[MPlayer-dev-eng] HW for open standard video and audio formats
Timothy B. Terriberry
tterribe at xiph.org
Fri Apr 22 19:41:57 CEST 2005
Luca Barbato wrote:
> RC wrote:
>>
>> You've said that before, but I haven't yet seen your list of patents
>> that you were supposedly putting together.
>
> MDCT
> http://www.freepatentsonline.com/5867819.html
>
> Other vorbis related patents http://www.mp3licensing.com/patents/index.html
> (pick whatever you want, those are a bit too broad IMHO)
>
> Something else that come up from a quick search
>
> http://www.freepatentsonline.com/6882685.html
>
>
> Feel free to have a look yourself....
I'm sorry, I'm going to have to be the one to ask you to stop spreading
blatant lies.
I don't know nearly as much about the Vorbis side of things, but I do
know that Real sponsored a patent search against the MPEG patent lists,
done by actual patent attorneys, and found that Vorbis did not infringe.

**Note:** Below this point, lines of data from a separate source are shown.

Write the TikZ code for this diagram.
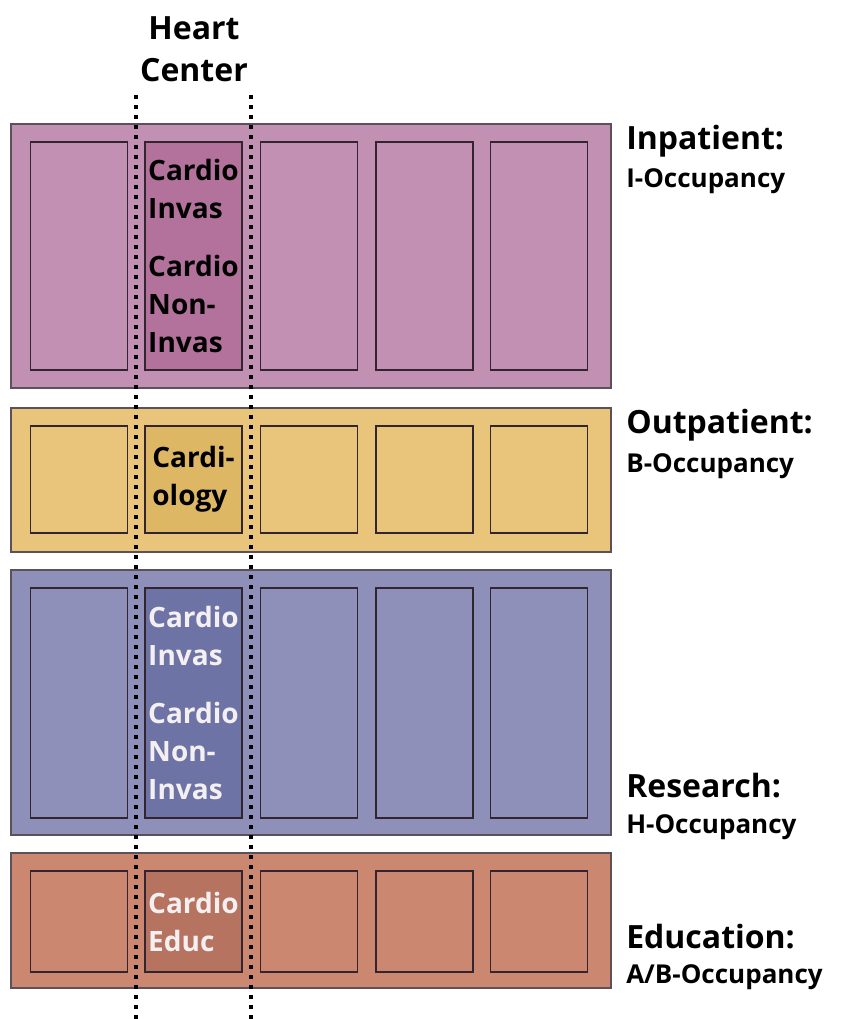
\documentclass[tikz,border=0pt]{standalone}
\usepackage{fontspec}
\setmainfont{Open Sans}
\usepackage{xcolor}
\usetikzlibrary{positioning}

\definecolor{inBand}{HTML}{C190B3}
\definecolor{inHeart}{HTML}{B3729B}
\definecolor{outBand}{HTML}{E8C57A}
\definecolor{outHeart}{HTML}{DEB764}
\definecolor{resBand}{HTML}{8E90BA}
\definecolor{resHeart}{HTML}{6E73A5}
\definecolor{eduBand}{HTML}{CB8770}
\definecolor{eduHeart}{HTML}{B67360}
\definecolor{edgeDark}{HTML}{33252F}
\definecolor{paleText}{HTML}{F4F0F2}

\begin{document}
\begin{tikzpicture}[
  x=0.75pt, y=-0.75pt,
  band/.style={
    draw=edgeDark!80,
    line width=1.2pt,
    minimum width=450pt,
    inner sep=0pt
  },
  room/.style={
    draw=edgeDark,
    line width=1.1pt,
    minimum width=72.75pt,
    inner sep=0pt
  },
  hcroom/.style={
    room,
    align=left,
    font=\bfseries\fontsize{21}{28.5}\selectfont
  },
  head/.style={font=\bfseries\fontsize{24}{28}\selectfont, inner sep=0pt},
  occ/.style={font=\bfseries\fontsize{19.5}{24}\selectfont, inner sep=0pt},
  hcline/.style={line width=3.1pt, dash pattern=on 3.1pt off 4.4pt}
]
\useasboundingbox (0,0) rectangle (847,1019);

% heart center title
\node[head, anchor=base] (hcTitle) at (194,40) {Heart};
\node[head, anchor=base] (hcTitleB) at (194,82) {Center};

% inpatient
\node[band, fill=inBand, minimum height=198pt] (inBand) at (311,256) {};
\node[room, fill=inBand, minimum height=171pt] (in1) at (79,256) {};
\node[hcroom, fill=inHeart, minimum height=171pt] (in2) at (193.5,256)
  {Cardio\\Invas\\[15.5pt]Cardio\\Non-\\Invas};
\node[room, fill=inBand, minimum height=171pt] (in3) at (309,256) {};
\node[room, fill=inBand, minimum height=171pt] (in4) at (424.5,256) {};
\node[room, fill=inBand, minimum height=171pt] (in5) at (539,256) {};
\node[head, anchor=base west] (inHead) at (626,150) {Inpatient:};
\node[occ, anchor=base west] (inOcc) at (626,188) {I-Occupancy};

% outpatient
\node[band, fill=outBand, minimum height=108pt] (outBand) at (311,480) {};
\node[room, fill=outBand, minimum height=80.25pt] (out1) at (79,479.5) {};
\node[hcroom, fill=outHeart, minimum height=80.25pt] (out2) at (193.5,479.5)
  {Cardi-\\ology};
\node[room, fill=outBand, minimum height=80.25pt] (out3) at (309,479.5) {};
\node[room, fill=outBand, minimum height=80.25pt] (out4) at (424.5,479.5) {};
\node[room, fill=outBand, minimum height=80.25pt] (out5) at (539,479.5) {};
\node[head, anchor=base west] (outHead) at (626,433) {Outpatient:};
\node[occ, anchor=base west] (outOcc) at (626,472) {B-Occupancy};

% research
\node[band, fill=resBand, minimum height=198.75pt] (resBand) at (311,702.5) {};
\node[room, fill=resBand, minimum height=172.5pt] (res1) at (79,703) {};
\node[hcroom, fill=resHeart, text=paleText, minimum height=172.5pt] (res2) at (193.5,703)
  {Cardio\\Invas\\[15.5pt]Cardio\\Non-\\Invas};
\node[room, fill=resBand, minimum height=172.5pt] (res3) at (309,703) {};
\node[room, fill=resBand, minimum height=172.5pt] (res4) at (424.5,703) {};
\node[room, fill=resBand, minimum height=172.5pt] (res5) at (539,703) {};
\node[head, anchor=base west] (resHead) at (626,797) {Research:};
\node[occ, anchor=base west] (resOcc) at (626,833) {H-Occupancy};

% education
\node[band, fill=eduBand, minimum height=101.25pt] (eduBand) at (311,920.5) {};
\node[room, fill=eduBand, minimum height=75.75pt] (edu1) at (79,921.5) {};
\node[hcroom, fill=eduHeart, text=paleText, minimum height=75.75pt] (edu2) at (193.5,921.5)
  {Cardio\\Educ};
\node[room, fill=eduBand, minimum height=75.75pt] (edu3) at (309,921.5) {};
\node[room, fill=eduBand, minimum height=75.75pt] (edu4) at (424.5,921.5) {};
\node[room, fill=eduBand, minimum height=75.75pt] (edu5) at (539,921.5) {};
\node[head, anchor=base west] (eduHead) at (626,948) {Education:};
\node[occ, anchor=base west] (eduOcc) at (626,983) {A/B-Occupancy};

% heart center boundary
\coordinate (hcLTop) at (136,95);
\coordinate (hcLBot) at (136,1019);
\coordinate (hcRTop) at (251,95);
\coordinate (hcRBot) at (251,1019);
\draw[hcline] (hcLTop) -- (hcLBot);
\draw[hcline] (hcRTop) -- (hcRBot);

\end{tikzpicture}
\end{document}
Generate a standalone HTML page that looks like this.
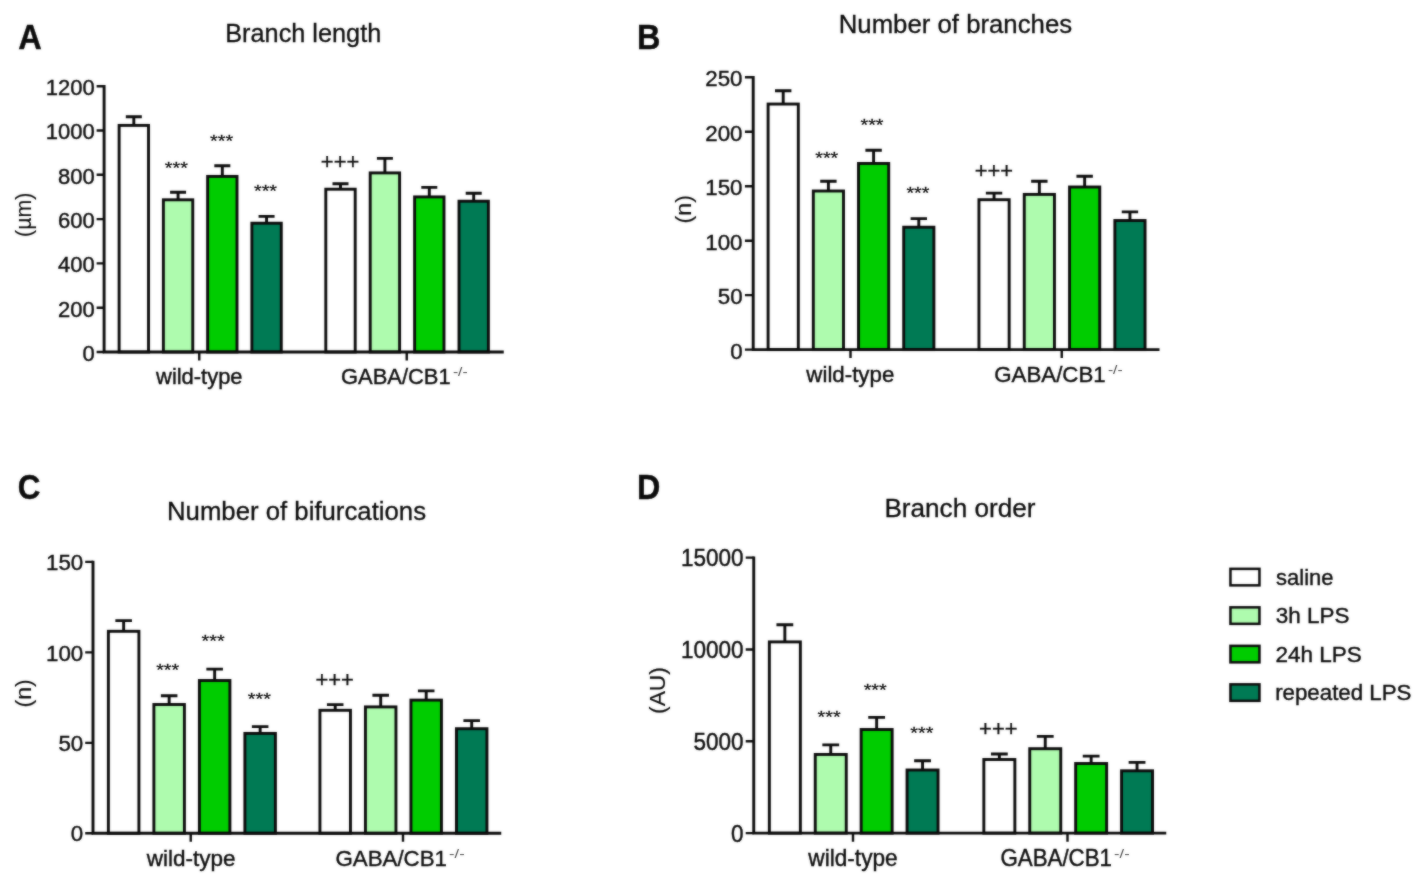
<!DOCTYPE html>
<html lang="en"><head><meta charset="utf-8"><title>Microglia morphology</title>
<style>html,body{margin:0;padding:0;background:#fff}body{width:1424px;height:884px;overflow:hidden}svg{display:block}text{font-family:"Liberation Sans",Arial,Helvetica,sans-serif;fill:#0a0a0a;stroke:#0a0a0a;stroke-width:0.4px}.p{font-weight:bold}.s{fill:#444;stroke:none}.a{stroke-width:0.25px}.t{stroke-width:0.3px}.v{stroke-width:0.15px}.k{stroke:#0a0a0a;stroke-width:2.9;fill:none}.b{stroke:#0a0a0a;stroke-width:2.9}</style></head><body>
<svg width="1424" height="884" viewBox="0 0 1424 884">
<defs><filter id="soft" x="0" y="0" width="1424" height="884" filterUnits="userSpaceOnUse" color-interpolation-filters="sRGB"><feGaussianBlur in="SourceGraphic" stdDeviation="0.8" result="b"/><feComposite in="SourceGraphic" in2="b" operator="arithmetic" k1="0" k2="0.5" k3="0.5" k4="0"/></filter></defs>
<g filter="url(#soft)">
<rect width="1424" height="884" fill="#fff"/>
<g>
<text class="p" font-size="34.5" transform="translate(18.29 49.1) scale(0.943 1)">A</text>
<text class="t" font-size="25.4" transform="translate(225.26 42.2) scale(0.996 1)">Branch length</text>
<path class="k" d="M133.82 125.4V116.8M125.82 116.8H141.82"/>
<rect class="b" x="119.12" y="125.4" width="29.4" height="226.6" fill="#ffffff"/>
<path class="k" d="M178.07 199.8V192.3M170.07 192.3H186.07"/>
<rect class="b" x="163.37" y="199.8" width="29.4" height="152.2" fill="#aefbae"/>
<path class="k" d="M222.32 176.4V165.8M214.32 165.8H230.32"/>
<rect class="b" x="207.62" y="176.4" width="29.4" height="175.6" fill="#00cc00"/>
<path class="k" d="M266.57 223.2V216.4M258.57 216.4H274.57"/>
<rect class="b" x="251.87" y="223.2" width="29.4" height="128.8" fill="#007a54"/>
<path class="k" d="M340.5 189.2V183.7M332.5 183.7H348.5"/>
<rect class="b" x="325.8" y="189.2" width="29.4" height="162.8" fill="#ffffff"/>
<path class="k" d="M384.9 172.9V158.4M376.9 158.4H392.9"/>
<rect class="b" x="370.2" y="172.9" width="29.4" height="179.1" fill="#aefbae"/>
<path class="k" d="M429.3 196.9V187.4M421.3 187.4H437.3"/>
<rect class="b" x="414.6" y="196.9" width="29.4" height="155.1" fill="#00cc00"/>
<path class="k" d="M473.7 201.2V193.2M465.7 193.2H481.7"/>
<rect class="b" x="459" y="201.2" width="29.4" height="150.8" fill="#007a54"/>
<path class="k" d="M104.1 85V352H503.75"/>
<path class="k" style="stroke-width:2.4" d="M96.6 352H104.1M96.6 307.7H104.1M96.6 263.4H104.1M96.6 219.1H104.1M96.6 174.8H104.1M96.6 130.5H104.1M96.6 86.2H104.1M199.25 352V360.5M406.75 352V360.5"/>
<text font-size="22" transform="translate(82.52 360.89) scale(1.000 1)">0</text>
<text font-size="22" transform="translate(58.04 316.59) scale(1.000 1)">200</text>
<text font-size="22" transform="translate(58.04 272.29) scale(1.000 1)">400</text>
<text font-size="22" transform="translate(58.04 227.99) scale(1.000 1)">600</text>
<text font-size="22" transform="translate(58.04 183.69) scale(1.000 1)">800</text>
<text font-size="22" transform="translate(45.83 139.39) scale(1.000 1)">1000</text>
<text font-size="22" transform="translate(45.83 95.09) scale(1.000 1)">1200</text>
<text class="a" font-size="16.5" transform="translate(164.8 174.16) scale(1.199 1)">***</text>
<text class="a" font-size="16.5" transform="translate(210.1 147.26) scale(1.199 1)">***</text>
<text class="a" font-size="16.5" transform="translate(253.95 197.06) scale(1.199 1)">***</text>
<text class="t" font-size="22" transform="translate(320.85 168.91) scale(0.996 1)">+++</text>
<text font-size="22" transform="translate(156.05 383.8) scale(0.997 1)">wild-type</text>
<text font-size="22" transform="translate(341 383.8) scale(0.997 1)">GABA/CB1</text>
<text class="s" font-size="13" transform="translate(452.9 376) scale(1.196 1)">-/-</text>
<text class="v" font-size="21.5" transform="translate(25.2 214.8) rotate(-90) scale(0.990 1)" x="-22.31" y="5.56">(µm)</text>
</g>
<g>
<text class="p" font-size="34.5" transform="translate(636.91 48.9) scale(0.941 1)">B</text>
<text class="t" font-size="26.03" transform="translate(838.72 33.25) scale(0.990 1)">Number of branches</text>
<path class="k" d="M783.2 104.05V90.8M775 90.8H791.4"/>
<rect class="b" x="768.1" y="104.05" width="30.21" height="245.55" fill="#ffffff"/>
<path class="k" d="M828.4 191V181.3M820.2 181.3H836.6"/>
<rect class="b" x="813.3" y="191" width="30.21" height="158.6" fill="#aefbae"/>
<path class="k" d="M873.6 163.45V150.2M865.4 150.2H881.8"/>
<rect class="b" x="858.5" y="163.45" width="30.21" height="186.15" fill="#00cc00"/>
<path class="k" d="M918.8 227.2V218.6M910.6 218.6H927"/>
<rect class="b" x="903.7" y="227.2" width="30.21" height="122.4" fill="#007a54"/>
<path class="k" d="M994.05 199.7V193.15M985.85 193.15H1002.25"/>
<rect class="b" x="978.95" y="199.7" width="30.21" height="149.9" fill="#ffffff"/>
<path class="k" d="M1039.35 194.4V181.3M1031.15 181.3H1047.55"/>
<rect class="b" x="1024.25" y="194.4" width="30.21" height="155.2" fill="#aefbae"/>
<path class="k" d="M1084.65 187V176.3M1076.45 176.3H1092.85"/>
<rect class="b" x="1069.55" y="187" width="30.21" height="162.6" fill="#00cc00"/>
<path class="k" d="M1129.95 220.5V211.9M1121.75 211.9H1138.15"/>
<rect class="b" x="1114.85" y="220.5" width="30.21" height="129.1" fill="#007a54"/>
<path class="k" d="M753.2 76.1V349.6H1159.5"/>
<path class="k" style="stroke-width:2.4" d="M744.9 349.6H753.2M744.9 295.14H753.2M744.9 240.68H753.2M744.9 186.22H753.2M744.9 131.76H753.2M744.9 77.3H753.2M850.5 349.6V358.1M1061.75 349.6V358.1"/>
<text font-size="22.55" transform="translate(730.15 358.58) scale(0.990 1)">0</text>
<text font-size="22.55" transform="translate(717.76 304.12) scale(0.990 1)">50</text>
<text font-size="22.55" transform="translate(705.31 249.66) scale(0.990 1)">100</text>
<text font-size="22.55" transform="translate(705.31 195.2) scale(0.990 1)">150</text>
<text font-size="22.55" transform="translate(705.31 140.74) scale(0.990 1)">200</text>
<text font-size="22.55" transform="translate(705.31 86.28) scale(0.990 1)">250</text>
<text class="a" font-size="16.5" transform="translate(815.2 164.46) scale(1.199 1)">***</text>
<text class="a" font-size="16.5" transform="translate(860.45 131.06) scale(1.199 1)">***</text>
<text class="a" font-size="16.5" transform="translate(906.4 198.61) scale(1.199 1)">***</text>
<text class="t" font-size="22" transform="translate(974.75 177.81) scale(0.996 1)">+++</text>
<text font-size="22.55" transform="translate(806.35 381.5) scale(0.989 1)">wild-type</text>
<text font-size="22.55" transform="translate(994.24 381.5) scale(0.989 1)">GABA/CB1</text>
<text class="s" font-size="13" transform="translate(1107.9 373.7) scale(1.196 1)">-/-</text>
<text class="v" font-size="21.5" transform="translate(685.5 209.2) rotate(-90) scale(1.081 1)" x="-13.14" y="5.56">(n)</text>
</g>
<g>
<text class="p" font-size="34.5" transform="translate(17.85 498.6) scale(0.909 1)">C</text>
<text class="t" font-size="26.29" transform="translate(166.98 519.5) scale(0.980 1)">Number of bifurcations</text>
<path class="k" d="M123.65 631.3V620.65M115.37 620.65H131.93"/>
<rect class="b" x="108.38" y="631.3" width="30.53" height="202" fill="#ffffff"/>
<path class="k" d="M169.15 704.5V695.8M160.87 695.8H177.43"/>
<rect class="b" x="153.88" y="704.5" width="30.53" height="128.8" fill="#aefbae"/>
<path class="k" d="M214.65 680.5V669.1M206.37 669.1H222.93"/>
<rect class="b" x="199.38" y="680.5" width="30.53" height="152.8" fill="#00cc00"/>
<path class="k" d="M260.15 733.4V726.6M251.87 726.6H268.43"/>
<rect class="b" x="244.88" y="733.4" width="30.53" height="99.9" fill="#007a54"/>
<path class="k" d="M335.2 710.3V704.6M326.92 704.6H343.48"/>
<rect class="b" x="319.93" y="710.3" width="30.53" height="123" fill="#ffffff"/>
<path class="k" d="M380.7 706.9V695.2M372.42 695.2H388.98"/>
<rect class="b" x="365.43" y="706.9" width="30.53" height="126.4" fill="#aefbae"/>
<path class="k" d="M426.2 700.1V690.9M417.92 690.9H434.48"/>
<rect class="b" x="410.93" y="700.1" width="30.53" height="133.2" fill="#00cc00"/>
<path class="k" d="M471.7 728.7V720.6M463.42 720.6H479.98"/>
<rect class="b" x="456.43" y="728.7" width="30.53" height="104.6" fill="#007a54"/>
<path class="k" d="M93 560.7V833.3H501.25"/>
<path class="k" style="stroke-width:2.4" d="M85.2 833.3H93M85.2 742.83H93M85.2 652.37H93M85.2 561.9H93M190.75 833.3V841.8M403 833.3V841.8"/>
<text font-size="22.77" transform="translate(70.85 841.46) scale(0.980 1)">0</text>
<text font-size="22.77" transform="translate(58.47 750.99) scale(0.980 1)">50</text>
<text font-size="22.77" transform="translate(46.03 660.53) scale(0.980 1)">100</text>
<text font-size="22.77" transform="translate(46.03 570.06) scale(0.980 1)">150</text>
<text class="a" font-size="16.5" transform="translate(156.15 675.96) scale(1.199 1)">***</text>
<text class="a" font-size="16.5" transform="translate(201.55 646.66) scale(1.199 1)">***</text>
<text class="a" font-size="16.5" transform="translate(247.75 705.46) scale(1.199 1)">***</text>
<text class="t" font-size="22" transform="translate(315.4 686.82) scale(0.996 1)">+++</text>
<text font-size="22.77" transform="translate(146.75 865.7) scale(0.989 1)">wild-type</text>
<text font-size="22.77" transform="translate(335.49 865.7) scale(0.979 1)">GABA/CB1</text>
<text class="s" font-size="13" transform="translate(449.11 857.9) scale(1.263 1)">-/-</text>
<text class="v" font-size="21.5" transform="translate(25.6 693.4) rotate(-90) scale(1.081 1)" x="-13.14" y="5.56">(n)</text>
</g>
<g>
<text class="p" font-size="34.5" transform="translate(636.92 498.9) scale(0.937 1)">D</text>
<text class="t" font-size="26.67" transform="translate(884.44 517) scale(0.980 1)">Branch order</text>
<path class="k" d="M784.85 641.9V624.8M776.45 624.8H793.25"/>
<rect class="b" x="769.34" y="641.9" width="31.02" height="191.25" fill="#ffffff"/>
<path class="k" d="M830.75 754.45V744.9M822.35 744.9H839.15"/>
<rect class="b" x="815.24" y="754.45" width="31.02" height="78.7" fill="#aefbae"/>
<path class="k" d="M876.65 729.5V717.4M868.25 717.4H885.05"/>
<rect class="b" x="861.14" y="729.5" width="31.02" height="103.65" fill="#00cc00"/>
<path class="k" d="M922.55 770V760.8M914.15 760.8H930.95"/>
<rect class="b" x="907.04" y="770" width="31.02" height="63.15" fill="#007a54"/>
<path class="k" d="M999.35 759.5V754M990.95 754H1007.75"/>
<rect class="b" x="983.84" y="759.5" width="31.02" height="73.65" fill="#ffffff"/>
<path class="k" d="M1045.25 748.7V736.4M1036.85 736.4H1053.65"/>
<rect class="b" x="1029.74" y="748.7" width="31.02" height="84.45" fill="#aefbae"/>
<path class="k" d="M1091.15 763.5V756.1M1082.75 756.1H1099.55"/>
<rect class="b" x="1075.64" y="763.5" width="31.02" height="69.65" fill="#00cc00"/>
<path class="k" d="M1137.05 770.8V762.4M1128.65 762.4H1145.45"/>
<rect class="b" x="1121.54" y="770.8" width="31.02" height="62.35" fill="#007a54"/>
<path class="k" d="M753.75 556.4V833.15H1166.25"/>
<path class="k" style="stroke-width:2.4" d="M745.7 833.15H753.75M745.7 741.3H753.75M745.7 649.45H753.75M745.7 557.6H753.75M853 833.15V841.65M1067.5 833.15V841.65"/>
<text font-size="23.1" transform="translate(731.04 841.63) scale(0.975 1)">0</text>
<text font-size="23.1" transform="translate(693.49 749.78) scale(0.975 1)">5000</text>
<text font-size="23.1" transform="translate(680.93 657.93) scale(0.975 1)">10000</text>
<text font-size="23.1" transform="translate(680.93 566.08) scale(0.975 1)">15000</text>
<text class="a" font-size="16.5" transform="translate(817.5 723.26) scale(1.199 1)">***</text>
<text class="a" font-size="16.5" transform="translate(863.65 696.06) scale(1.199 1)">***</text>
<text class="a" font-size="16.5" transform="translate(910.35 739.31) scale(1.199 1)">***</text>
<text class="t" font-size="22" transform="translate(979.1 736.37) scale(0.996 1)">+++</text>
<text font-size="23.1" transform="translate(808.35 865.7) scale(0.980 1)">wild-type</text>
<text font-size="23.1" transform="translate(1000.49 865.7) scale(0.965 1)">GABA/CB1</text>
<text class="s" font-size="13" transform="translate(1114.11 857.9) scale(1.263 1)">-/-</text>
<text class="v" font-size="21.5" transform="translate(659.4 690.5) rotate(-90) scale(1.060 1)" x="-22.09" y="5.56">(AU)</text>
</g>
<g>
<rect class="b" style="stroke-width:2.5" x="1230.45" y="568.85" width="29" height="16.5" fill="#ffffff"/>
<text font-size="22.66" transform="translate(1276.05 584.9) scale(0.970 1)">saline</text>
<rect class="b" style="stroke-width:2.5" x="1230.45" y="607.35" width="29" height="16.5" fill="#aefbae"/>
<text font-size="22.66" transform="translate(1275.81 623.4) scale(0.990 1)">3h LPS</text>
<rect class="b" style="stroke-width:2.5" x="1230.45" y="645.85" width="29" height="16.5" fill="#00cc00"/>
<text font-size="22.66" transform="translate(1275.52 661.9) scale(0.994 1)">24h LPS</text>
<rect class="b" style="stroke-width:2.5" x="1230.45" y="684.35" width="29" height="16.5" fill="#007a54"/>
<text font-size="22.66" transform="translate(1275.15 700.4) scale(0.984 1)">repeated LPS</text>
</g>
</g>
</svg></body></html>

Does this mean that there is no chance Vorbis infringes on any patents?
Absolutely not. I fully agree with you that the current US patent system
makes such a determination impossible. However, numerous major game
companies ship games using Vorbis (including Microsoft), as well a
number of consumer electronic manufacturers. Anyone else using Vorbis is
at no more risk of being sued than they are. The same cannot be said of
formats which not only have patents specifically designed to cover
aspects of their algorithms, but a licensing authority set up for the
express purpose of collecting royalties for use of that codec.
On the Theora side: Theora does _not_ use the exact same algorithms as
MPEG1/2. It does use DCT+MC like MPEG1/2 does, but so does H.264, and no
one in their right mind would claim those algorithms are "exactly the
same". Half-pel motion interpolation is done differently, coded block
flags and macro block modes are done differently, DCT coefficients are
quantized differently, and tokenized in a completely different manner,
and stored in the bitstream differently as well.
VP3, on which Theora is largely based, _is_ in fact covered by patents.
It was distributed as a commercial product by On2 Technologies before
they donated to Xiph. However, it comes with an irrevocable license to
any patents On2 might hold that cover it. So again, you assume no more
risk of liability than On2 ever did.
Has Xiph released some binding legal guarantee that Vorbis and Theora do
not infringe on any patents? Of course not, because under the current US
legal system, such a thing is impossible. We have always been very open
about our inability to make such a declaration. However, we have done
everything our lawyers tell us we can do, and even were we a large
multinational corporation, there is little else that could be done.
So, to address your specific claims:
The MP3 patents were reviewed by an actual patent lawyer, who gave us an
opinion that Vorbis was not infringing. Feel free to fund your own legal
opinion if this is not good enough for you.
I'd question if you even read the 6,882,685 patent. It covers the very
specific 4x4 multiplierless DCT used in H.264, and was authored by the
people who proposed the algorithm to the JVT. What relation this has to
Theora, I have not the slightest idea.
In any case, none of this has anything to do with mplayer development.
It has all been discussed before and in more detail on the xiph.org
mailing lists. Please search them if you have further questsions, and
please stop spreading baseless FUD. I now consider this portion of the
conversation closed, and will not respond further on the subject.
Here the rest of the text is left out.